The ousting of Rousseff and the P.T. meant that Vice President Michel Temer became acting president. Temer, the leader of the Brazilian Democratic Movement Party, or P.M.D.B., was the top ally of the sinking government until he turned against Rousseff to head the impeachment process. However, the P.M.D.B. is no less involved in the looting of Petrobras than the other parties. A sinking economy, and outrage against corruption, set off successive and intense popular rallies that led to a change in government, but not in Brazilian politics.
Temer took over as acting president on May 12 with an all-white, all-male cabinet.

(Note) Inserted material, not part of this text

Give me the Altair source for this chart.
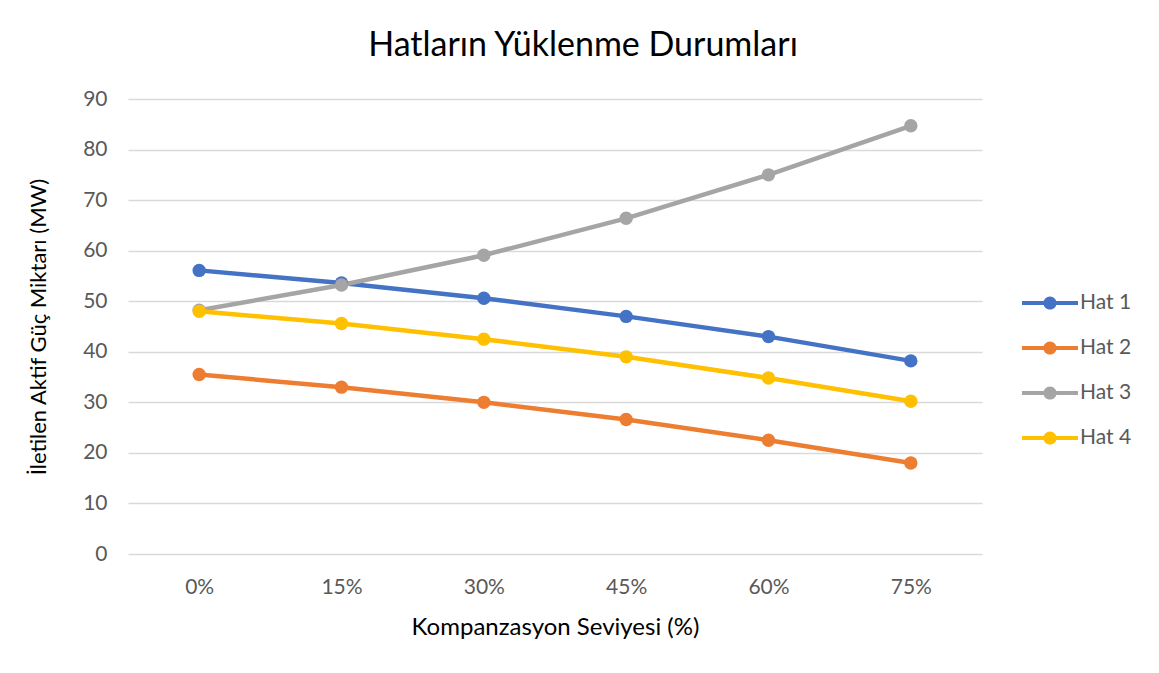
import altair as alt
import pandas as pd

levels = ["0%", "15%", "30%", "45%", "60%", "75%"]
series_names = ["Hat 1", "Hat 2", "Hat 3", "Hat 4"]
hat1 = [56.1, 53.6, 50.6, 47.0, 43.0, 38.2]
hat2 = [35.5, 33.0, 30.0, 26.6, 22.5, 18.0]
hat3 = [48.2, 53.2, 59.1, 66.4, 75.0, 84.7]
hat4 = [48.0, 45.6, 42.5, 39.0, 34.8, 30.2]
colors = ["#4472C4", "#ED7D31", "#A5A5A5", "#FFC000"]
y_ticks = [0, 10, 20, 30, 40, 50, 60, 70, 80, 90]

rows = []
for name, vals in zip(series_names, [hat1, hat2, hat3, hat4]):
    for lv, v in zip(levels, vals):
        rows.append({"Seviye": lv, "Hat": name, "Deger": v})
df = pd.DataFrame(rows)

FONT = "Lato"
LABEL_COLOR = "#595959"

legend_path = ("M-1.4,-0.1L1.4,-0.1L1.4,0.1L-1.4,0.1Z "
               "M-0.33,0A0.33,0.33,0,1,1,0.33,0A0.33,0.33,0,1,1,-0.33,0Z")

x_enc = alt.X("Seviye:N", sort=levels,
              scale=alt.Scale(type="point", padding=0.5),
              axis=alt.Axis(title="Kompanzasyon Seviyesi (%)", labelAngle=0,
                            domain=False, ticks=False, tickSize=0, grid=False,
                            labelPadding=22, titlePadding=18,
                            labelFontSize=21, titleFontSize=24,
                            labelColor=LABEL_COLOR, titleColor="#000000",
                            labelFont=FONT, titleFont=FONT,
                            titleFontWeight="normal"))
y_enc = alt.Y("Deger:Q",
              scale=alt.Scale(domain=[0, 90], nice=False),
              axis=alt.Axis(title="İletilen Aktif Güç Miktarı (MW)",
                            values=y_ticks, domain=False, ticks=False, tickSize=0,
                            grid=True, gridColor="#D9D9D9", gridWidth=1.3,
                            labelPadding=21, titlePadding=32,
                            labelFontSize=21, titleFontSize=22,
                            labelColor=LABEL_COLOR, titleColor="#000000",
                            labelFont=FONT, titleFont=FONT,
                            titleFontWeight="normal"))
color_scale = alt.Scale(domain=series_names, range=colors)

lines = alt.Chart(df).mark_line(strokeWidth=4.5).encode(
    x=x_enc, y=y_enc,
    color=alt.Color("Hat:N", scale=color_scale, legend=None),
)

points = alt.Chart(df).mark_point(filled=True, size=180, opacity=1).encode(
    x=x_enc, y=y_enc,
    color=alt.Color("Hat:N", scale=color_scale,
                    legend=alt.Legend(title=None, orient="none",
                                      legendX=902, legendY=184,
                                      symbolType=legend_path, symbolSize=1600,
                                      symbolStrokeWidth=0, symbolOpacity=1,
                                      labelOffset=10, rowPadding=15,
                                      labelFontSize=21, labelFont=FONT,
                                      labelColor=LABEL_COLOR)),
)

chart = (lines + points).resolve_legend(color="independent").properties(
    width=854, height=455,
    title=alt.TitleParams("Hatların Yüklenme Durumları", fontSize=34, font=FONT,
                          fontWeight="normal", color="#000000",
                          anchor="middle", dx=28, offset=25),
    autosize=alt.AutoSizeParams(type="none"),
    padding={"left": 120, "top": 91, "right": 169, "bottom": 100},
    background="white",
).configure_view(stroke=None)

chart.save("out.html", embed_options={"renderer": "svg", "actions": False})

The image resembles a restored picture of a seemingly distant Brazil, in sharp contrast with the diverse entourage that departed away with Rousseff, the country's first woman president.
The new administration's neo-liberal projects include reforms to loosen workers' protection laws, the end of a fixed allotment of the government spending to public health and education and the fiscal tightening that Rousseff could not manage to carry through - in all, a picture in which the poorest already know very well who will be left out.
Even if the storm hasn't completely passed, one can already see the politicians falling back into their old ways - like filling cabinet posts from among the governing coalition parties, many of which lack any clear ideology, in exchange for votes in Congress. There is not a hint of a political reform on the horizon.
After the impeachment became irrevocable, extensive social unrest, generated by anger against corruption and over 11 million unemployed Brazilians, turned into apathy that has emptied the streets. For many, the focus is no longer on troubled government politics but on their own pockets. Others agree with former president Fernando Henrique Cardoso, of the Brazilian Social Democracy Party, who said of Temer in an interview that he was not his choice, but "what's there is there!"
The lack of ideological references and the anger directed at politicians led to the rise of extremists, like Congressman Jair Bolsonaro, who, in voting for impeachment, praised the head of the dictatorship's torture centers. Brazil now has the most conservative Congress in decades. The field is wide open for more extreme characters to win in the 2018 congressional elections.
Rousseff's impeachment process did not bring up corruption charges against her, but rather of "fiscal sidestepping," or "pedaladas fiscais," breaking fiscal rules to hide the real budget deficit. That was for Congress a minor issue; the argument put forth by the majority was that she has lost the aptitude to govern.
For Rousseff and her allies, impeachment is a coup attempt, a stand that generated strong reaction on the left. A Datafolha survey of Temer's presidential approval rating shows that 49% of Brazilians say they believe that democracy's rule of law has been followed during the impeachment process, while 37% think otherwise. Even if initial reactions have started to lapse into apathy, polling data shows a picture of a divided Brazilian society.
Unlike the 1992 resignation of President Fernando Collor, which was brought on by corruption charges and considered progress for democratic institutions, Rousseff's exit leaves a trail of resentment. Though fractured and diminished, the P.T. is still the only genuinely popular party.
On August 24, da Silva did not join Rousseff in her last act as president. He went to Mato Grosso do Sul to visit a settlement of the Landless Workers' Movement, a group fighting for land reform. This group, together with the Unified Workers' Central, are the P.T.'s two strongest organised movements. Returning to the social base that helped begin his political career, da Silva seems to be trying to start over.
The yellow-green jersey of the Brazilian soccer team has been an emblem for the street rallies that favour impeachment. Participants want to stress their patriotism, but the image of masses wearing a soccer team uniform also works as an allegory of sorts for the country's situation. They act as fans who want to defeat their opponent; they had won a match, but not the tournament. The P.T. must reinvent itself; the other parties have yet to see the need to.